= TASK BRIEF =
Don't copy the pictures; return every other part of the records exactly.

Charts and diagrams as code
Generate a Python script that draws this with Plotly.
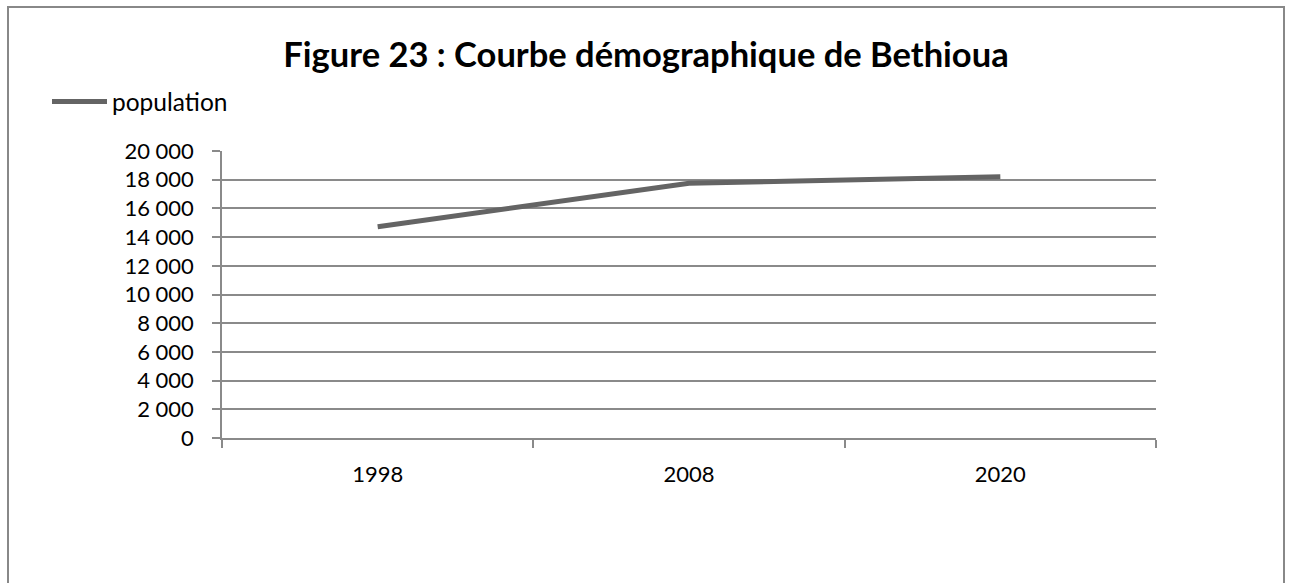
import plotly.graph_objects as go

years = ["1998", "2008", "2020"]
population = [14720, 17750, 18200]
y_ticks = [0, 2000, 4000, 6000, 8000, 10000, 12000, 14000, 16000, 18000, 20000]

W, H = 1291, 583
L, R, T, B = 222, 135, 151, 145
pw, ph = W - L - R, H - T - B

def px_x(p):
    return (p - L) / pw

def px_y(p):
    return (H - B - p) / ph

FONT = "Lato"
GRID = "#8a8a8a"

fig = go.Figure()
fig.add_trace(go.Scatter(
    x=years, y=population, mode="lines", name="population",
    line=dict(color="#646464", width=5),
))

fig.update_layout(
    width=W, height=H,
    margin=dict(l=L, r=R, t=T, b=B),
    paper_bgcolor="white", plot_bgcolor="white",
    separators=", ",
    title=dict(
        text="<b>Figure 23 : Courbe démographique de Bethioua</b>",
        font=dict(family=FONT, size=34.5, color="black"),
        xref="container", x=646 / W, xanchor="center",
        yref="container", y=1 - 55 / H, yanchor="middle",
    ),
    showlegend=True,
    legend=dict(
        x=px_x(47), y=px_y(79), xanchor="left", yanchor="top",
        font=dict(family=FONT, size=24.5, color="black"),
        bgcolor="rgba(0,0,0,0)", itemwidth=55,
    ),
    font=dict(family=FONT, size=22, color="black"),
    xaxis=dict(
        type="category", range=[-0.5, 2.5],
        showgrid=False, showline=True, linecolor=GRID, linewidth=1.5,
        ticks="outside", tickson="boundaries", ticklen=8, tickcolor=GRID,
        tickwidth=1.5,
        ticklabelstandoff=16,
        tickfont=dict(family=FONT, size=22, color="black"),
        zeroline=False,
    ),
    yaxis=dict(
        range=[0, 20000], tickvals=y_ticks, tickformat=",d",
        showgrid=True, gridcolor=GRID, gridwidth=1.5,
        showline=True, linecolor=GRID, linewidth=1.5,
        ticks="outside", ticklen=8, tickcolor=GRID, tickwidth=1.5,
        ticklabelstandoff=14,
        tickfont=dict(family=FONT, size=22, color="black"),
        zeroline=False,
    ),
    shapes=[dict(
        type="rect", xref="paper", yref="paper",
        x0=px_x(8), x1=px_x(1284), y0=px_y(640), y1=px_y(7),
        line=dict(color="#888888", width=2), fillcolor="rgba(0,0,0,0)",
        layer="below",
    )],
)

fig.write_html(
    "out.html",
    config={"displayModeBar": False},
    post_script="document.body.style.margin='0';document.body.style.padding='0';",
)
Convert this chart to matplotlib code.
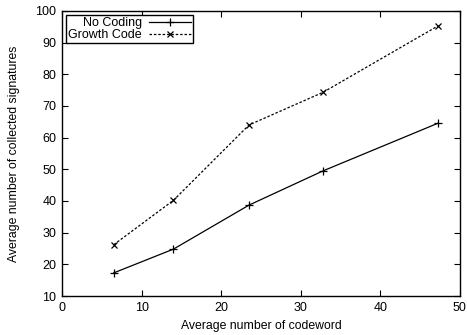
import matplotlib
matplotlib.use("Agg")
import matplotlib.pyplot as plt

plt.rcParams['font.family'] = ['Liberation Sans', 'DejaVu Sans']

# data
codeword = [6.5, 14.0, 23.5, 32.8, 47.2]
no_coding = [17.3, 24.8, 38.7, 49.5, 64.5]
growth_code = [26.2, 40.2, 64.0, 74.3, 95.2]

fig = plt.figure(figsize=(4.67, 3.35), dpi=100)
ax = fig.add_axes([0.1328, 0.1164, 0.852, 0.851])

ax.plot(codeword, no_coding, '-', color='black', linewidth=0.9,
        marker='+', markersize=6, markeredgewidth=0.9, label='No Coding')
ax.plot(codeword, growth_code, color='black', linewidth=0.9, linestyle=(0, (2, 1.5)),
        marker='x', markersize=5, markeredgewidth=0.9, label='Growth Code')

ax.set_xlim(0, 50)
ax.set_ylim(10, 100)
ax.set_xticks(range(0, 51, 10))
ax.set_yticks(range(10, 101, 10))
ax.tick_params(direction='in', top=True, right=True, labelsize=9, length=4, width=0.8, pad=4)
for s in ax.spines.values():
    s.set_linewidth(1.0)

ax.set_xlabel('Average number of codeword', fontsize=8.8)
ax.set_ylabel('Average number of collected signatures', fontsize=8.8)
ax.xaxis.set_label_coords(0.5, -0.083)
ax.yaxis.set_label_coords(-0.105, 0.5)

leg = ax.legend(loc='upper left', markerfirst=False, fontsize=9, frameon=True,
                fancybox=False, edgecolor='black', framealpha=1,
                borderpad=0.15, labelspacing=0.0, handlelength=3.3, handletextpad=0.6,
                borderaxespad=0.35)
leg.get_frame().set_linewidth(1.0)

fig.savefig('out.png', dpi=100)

= ANSWER TO THIS TASK =
Generate a Python script that draws this with Plotly.
import plotly.graph_objects as go

years = ["1998", "2008", "2020"]
population = [14720, 17750, 18200]
y_ticks = [0, 2000, 4000, 6000, 8000, 10000, 12000, 14000, 16000, 18000, 20000]

W, H = 1291, 583
L, R, T, B = 222, 135, 151, 145
pw, ph = W - L - R, H - T - B

def px_x(p):
    return (p - L) / pw

def px_y(p):
    return (H - B - p) / ph

FONT = "Lato"
GRID = "#8a8a8a"

fig = go.Figure()
fig.add_trace(go.Scatter(
    x=years, y=population, mode="lines", name="population",
    line=dict(color="#646464", width=5),
))

fig.update_layout(
    width=W, height=H,
    margin=dict(l=L, r=R, t=T, b=B),
    paper_bgcolor="white", plot_bgcolor="white",
    separators=", ",
    title=dict(
        text="<b>Figure 23 : Courbe démographique de Bethioua</b>",
        font=dict(family=FONT, size=34.5, color="black"),
        xref="container", x=646 / W, xanchor="center",
        yref="container", y=1 - 55 / H, yanchor="middle",
    ),
    showlegend=True,
    legend=dict(
        x=px_x(47), y=px_y(79), xanchor="left", yanchor="top",
        font=dict(family=FONT, size=24.5, color="black"),
        bgcolor="rgba(0,0,0,0)", itemwidth=55,
    ),
    font=dict(family=FONT, size=22, color="black"),
    xaxis=dict(
        type="category", range=[-0.5, 2.5],
        showgrid=False, showline=True, linecolor=GRID, linewidth=1.5,
        ticks="outside", tickson="boundaries", ticklen=8, tickcolor=GRID,
        tickwidth=1.5,
        ticklabelstandoff=16,
        tickfont=dict(family=FONT, size=22, color="black"),
        zeroline=False,
    ),
    yaxis=dict(
        range=[0, 20000], tickvals=y_ticks, tickformat=",d",
        showgrid=True, gridcolor=GRID, gridwidth=1.5,
        showline=True, linecolor=GRID, linewidth=1.5,
        ticks="outside", ticklen=8, tickcolor=GRID, tickwidth=1.5,
        ticklabelstandoff=14,
        tickfont=dict(family=FONT, size=22, color="black"),
        zeroline=False,
    ),
    shapes=[dict(
        type="rect", xref="paper", yref="paper",
        x0=px_x(8), x1=px_x(1284), y0=px_y(640), y1=px_y(7),
        line=dict(color="#888888", width=2), fillcolor="rgba(0,0,0,0)",
        layer="below",
    )],
)

fig.write_html(
    "out.html",
    config={"displayModeBar": False},
    post_script="document.body.style.margin='0';document.body.style.padding='0';",
)
Convert this chart to matplotlib code.
import matplotlib
matplotlib.use("Agg")
import matplotlib.pyplot as plt

plt.rcParams['font.family'] = ['Liberation Sans', 'DejaVu Sans']

# data
codeword = [6.5, 14.0, 23.5, 32.8, 47.2]
no_coding = [17.3, 24.8, 38.7, 49.5, 64.5]
growth_code = [26.2, 40.2, 64.0, 74.3, 95.2]

fig = plt.figure(figsize=(4.67, 3.35), dpi=100)
ax = fig.add_axes([0.1328, 0.1164, 0.852, 0.851])

ax.plot(codeword, no_coding, '-', color='black', linewidth=0.9,
        marker='+', markersize=6, markeredgewidth=0.9, label='No Coding')
ax.plot(codeword, growth_code, color='black', linewidth=0.9, linestyle=(0, (2, 1.5)),
        marker='x', markersize=5, markeredgewidth=0.9, label='Growth Code')

ax.set_xlim(0, 50)
ax.set_ylim(10, 100)
ax.set_xticks(range(0, 51, 10))
ax.set_yticks(range(10, 101, 10))
ax.tick_params(direction='in', top=True, right=True, labelsize=9, length=4, width=0.8, pad=4)
for s in ax.spines.values():
    s.set_linewidth(1.0)

ax.set_xlabel('Average number of codeword', fontsize=8.8)
ax.set_ylabel('Average number of collected signatures', fontsize=8.8)
ax.xaxis.set_label_coords(0.5, -0.083)
ax.yaxis.set_label_coords(-0.105, 0.5)

leg = ax.legend(loc='upper left', markerfirst=False, fontsize=9, frameon=True,
                fancybox=False, edgecolor='black', framealpha=1,
                borderpad=0.15, labelspacing=0.0, handlelength=3.3, handletextpad=0.6,
                borderaxespad=0.35)
leg.get_frame().set_linewidth(1.0)

fig.savefig('out.png', dpi=100)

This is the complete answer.